Trinity Lutheran members to celebrate church's 100th year
On Sunday, April 26, the congregation at Trinity Lutheran Church in Holton will hold a centennial celebration for the church, which began as a spin-off congregation from a Netawaka church and grew from there.
Church spokesperson Coltara Segenhagen said the centennial celebration is being held a month prior to the actual 100th anniversary of the church’s organization on May 26 “because of Mother’s Day and graduations being so close to the actual anniversary date.”

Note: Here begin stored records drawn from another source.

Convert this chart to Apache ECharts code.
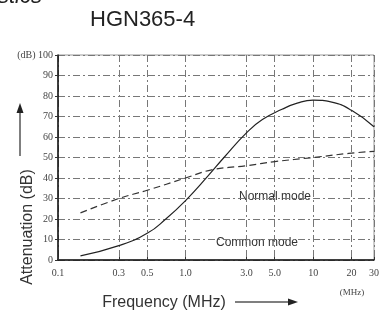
<!DOCTYPE html>
<html>
<head>
<meta charset="utf-8">
<script src="https://cdn.jsdelivr.net/npm/echarts@6/dist/echarts.min.js"></script>
<style>
  html, body { margin: 0; padding: 0; background: #fff; }
  #chart { width: 384px; height: 316px; }
</style>
</head>
<body>
<div id="chart"></div>
<script>
  // ticks on the log frequency axis (MHz)
  var freqTicks = [0.1, 0.3, 0.5, 1, 3, 5, 10, 20, 30];
  var freqLabels = {0.1: '0.1', 0.3: '0.3', 0.5: '0.5', 1: '1.0', 3: '3.0', 5: '5.0', 10: '10', 20: '20', 30: '30'};

  // solid curve  [MHz, dB]
  var solidFreq = [0.15, 0.3, 0.5, 0.7, 1.0, 1.5, 2.0, 3.0, 4.0, 5.7, 7.5, 10, 14, 20, 30];
  var solidDb   = [2, 7, 13, 20, 29, 41, 50, 62, 68.5, 73.5, 76.5, 78, 77, 73, 65];

  // dashed curve [MHz, dB]
  var dashFreq = [0.15, 0.3, 0.5, 1.0, 1.6, 3.0, 5.0, 10, 19, 30];
  var dashDb   = [23, 30, 34, 40, 44, 46, 48, 50, 52, 53];

  function pairs(xs, ys){ return xs.map(function(x, i){ return [x, ys[i]]; }); }

  var chart = echarts.init(document.getElementById('chart'), null, { renderer: 'canvas' });
  var serif = 'Liberation Serif';
  var gridStyle = { show: true, lineStyle: { color: '#777', width: 1, type: [7, 3, 2, 3] } };

  chart.setOption({
    animation: false,
    grid: { left: 58, right: 10, top: 55, bottom: 56, show: true, borderColor: '#999', borderWidth: 1 },
    xAxis: {
      type: 'log', logBase: 10, min: 0.1, max: 30,
      axisLine: { show: true, lineStyle: { color: '#111', width: 1.5 } },
      axisTick: { show: true, inside: true, length: 3, customValues: freqTicks, lineStyle: { color: '#333' } },
      axisLabel: { customValues: freqTicks, margin: 8, color: '#444', fontFamily: serif, fontSize: 10,
        formatter: function(v){ return freqLabels[v] || v; } },
      splitLine: gridStyle,
      minorSplitLine: { show: false }
    },
    yAxis: {
      type: 'value', min: 0, max: 100, interval: 10,
      axisLine: { show: true, lineStyle: { color: '#111', width: 1.5 } },
      axisTick: { show: true, inside: false, length: 3, lineStyle: { color: '#333' } },
      axisLabel: { margin: 5, color: '#444', fontFamily: serif, fontSize: 10,
        formatter: function(v){ return v === 100 ? '(dB) 100' : v; } },
      splitLine: gridStyle
    },
    series: [
      { type: 'line', data: pairs(solidFreq, solidDb), smooth: 0.5, symbol: 'none',
        lineStyle: { color: '#222', width: 1.2 } },
      { type: 'line', data: pairs(dashFreq, dashDb), smooth: 0.4, symbol: 'none',
        lineStyle: { color: '#333', width: 1.2, type: [7, 4] } }
    ],
    graphic: [
      { type: 'text', left: 90, top: 9, style: { text: 'HGN365-4', font: '22px "Liberation Sans"', fill: '#222' } },
      { type: 'text', x: 42, y: 8, style: { text: 'Characteristics', font: 'italic 22px "Liberation Sans"', fill: '#222', align: 'right', verticalAlign: 'bottom' } },
      { type: 'text', x: 28, y: 227, rotation: Math.PI / 2,
        style: { text: 'Attenuation (dB)', font: '16px "Liberation Sans"', fill: '#333', align: 'center', verticalAlign: 'middle' } },
      { type: 'line', shape: { x1: 20, y1: 156, x2: 20, y2: 110 }, style: { stroke: '#555', lineWidth: 1.5 } },
      { type: 'polygon', shape: { points: [[20, 103], [16.5, 113], [23.5, 113]] }, style: { fill: '#222' } },
      { type: 'text', x: 164, y: 303,
        style: { text: 'Frequency (MHz)', font: '16px "Liberation Sans"', fill: '#333', align: 'center', verticalAlign: 'middle' } },
      { type: 'line', shape: { x1: 235, y1: 302, x2: 290, y2: 302 }, style: { stroke: '#555', lineWidth: 1.5 } },
      { type: 'polygon', shape: { points: [[298, 302], [288, 298.5], [288, 305.5]] }, style: { fill: '#222' } },
      { type: 'text', x: 352, y: 293,
        style: { text: '(MHz)', font: '9px "Liberation Serif"', fill: '#444', align: 'center', verticalAlign: 'middle' } },
      { type: 'text', x: 275, y: 197,
        style: { text: 'Normal mode', font: '12px "Liberation Sans"', fill: '#333', align: 'center', verticalAlign: 'middle', backgroundColor: '#fff' } },
      { type: 'text', x: 257, y: 243,
        style: { text: 'Common mode', font: '12px "Liberation Sans"', fill: '#333', align: 'center', verticalAlign: 'middle', backgroundColor: '#fff' } }
    ]
  });
</script>
</body>
</html>
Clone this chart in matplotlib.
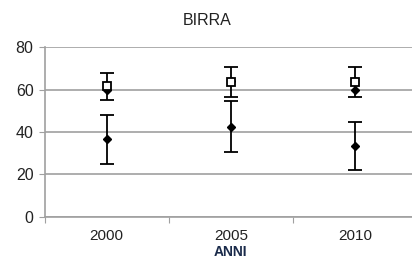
import matplotlib.pyplot as plt
import numpy as np

plt.rcParams['font.family'] = ['Liberation Sans', 'DejaVu Sans']

anni = ['2000', '2005', '2010']
basso = [36.5, 42.5, 33.5]
basso_err = [11.5, 12.0, 11.3]
medio = [60.0, 64.0, 59.6]
alto = [61.5, 63.7, 63.7]
alto_err = [6.5, 7.2, 7.2]

x = np.arange(len(anni))

fig = plt.figure(figsize=(4.12, 2.6), dpi=100)
ax = fig.add_axes([0.1085, 0.1673, 0.9036, 0.6508])

ax.errorbar(x, basso, yerr=basso_err, fmt='D', color='black', ms=4.5,
            ecolor='black', elinewidth=1.3, capsize=5, capthick=1.3, zorder=3)
ax.plot(x, medio, 'D', color='black', ms=4.5, zorder=3)
ax.errorbar(x, alto, yerr=alto_err, fmt='s', mfc='white', mec='black', mew=1.3,
            ms=5.5, ecolor='black', elinewidth=1.3, capsize=5, capthick=1.3, zorder=4)

ax.set_xlim(-0.5, 2.5)
ax.set_ylim(0, 80)
ax.set_yticks([0, 20, 40, 60, 80])
ax.yaxis.grid(True, color='#a0a0a0', linewidth=1.2)
ax.set_axisbelow(True)

ax.set_xticks([-0.5, 0.5, 1.5, 2.5])
ax.set_xticklabels([])
ax.set_xticks(x, minor=True)
ax.set_xticklabels(anni, minor=True)
ax.tick_params(axis='x', which='minor', length=0, pad=9, labelsize=11,
               labelcolor='#222222')
ax.tick_params(axis='x', which='major', length=4, color='#a0a0a0')
ax.tick_params(axis='y', length=4, color='#a0a0a0', labelsize=11.5, pad=4,
               labelcolor='#222222')

for s in ['top', 'right']:
    ax.spines[s].set_visible(False)
for s in ['left', 'bottom']:
    ax.spines[s].set_color('#a0a0a0')
    ax.spines[s].set_linewidth(1.2)

fig.text(0.56, 1.0 / 260, 'ANNI', ha='center', va='bottom', fontsize=10,
         fontweight='bold', color='#1a2a4a')
fig.text(0.502, 0.92, 'BIRRA', ha='center', va='center', fontsize=11.5,
         color='#222222')

fig.savefig('out.png', dpi=100)
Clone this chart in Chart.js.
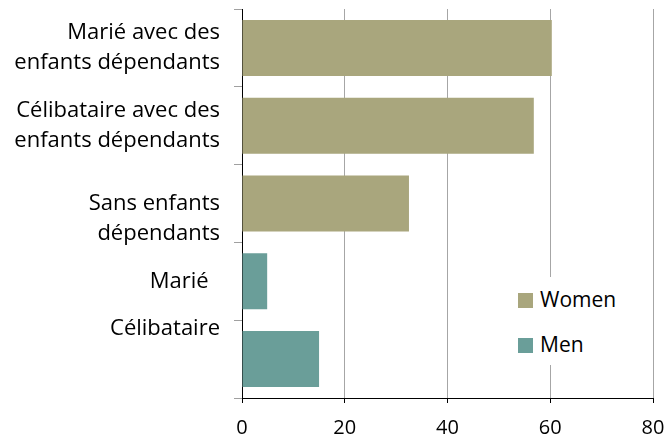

Segenhagen said centennial activities will begin at 9 a.m. that day with a slideshow presentation on the church’s history, followed by regular Sunday services at 10 a.m. with a guest organist and the return of former Trinity Lutheran pastor David Sorenson, who served as the church’s leader from 1977 to 1981. A reservation-only meal will follow the service.
Trinity Lutheran was founded as a “daughter congregation” of Immanuel Lutheran Church in Netawaka, whose pastor, the Rev. H.F. Krohn, conducted the Holton church’s first worship services for a group of 24 people on March 1, 1925. Services in English and German were held at the Seventh Day Adventist Church, located at 812 Pennsylvania Ave.
On May 26, 1926, the Trinity congregation was organized with 10 members signing the church’s original constitution. Those members included the church’s first elders — Paul Eberwein, Emil Koch and Karl Schumacher — along with church members Louis Eberwein, Emil Sacher, Wilhelm Schumacher, August Dierking, Otto Kuglin, Fred Kuglin and Edward Eulert.
Krohn served the congregation until Sept. 12, 1926, when Pastor E.A. Fritz was ordained and installed, and the church held its first Sunday school classes on Oct. 24, 1926, with eight pupils. In February of 1927, the congregation purchased the former United Brethren Church building at Eighth Street and New York Avenue for $2,087, dedicating the church on May 1 of that year.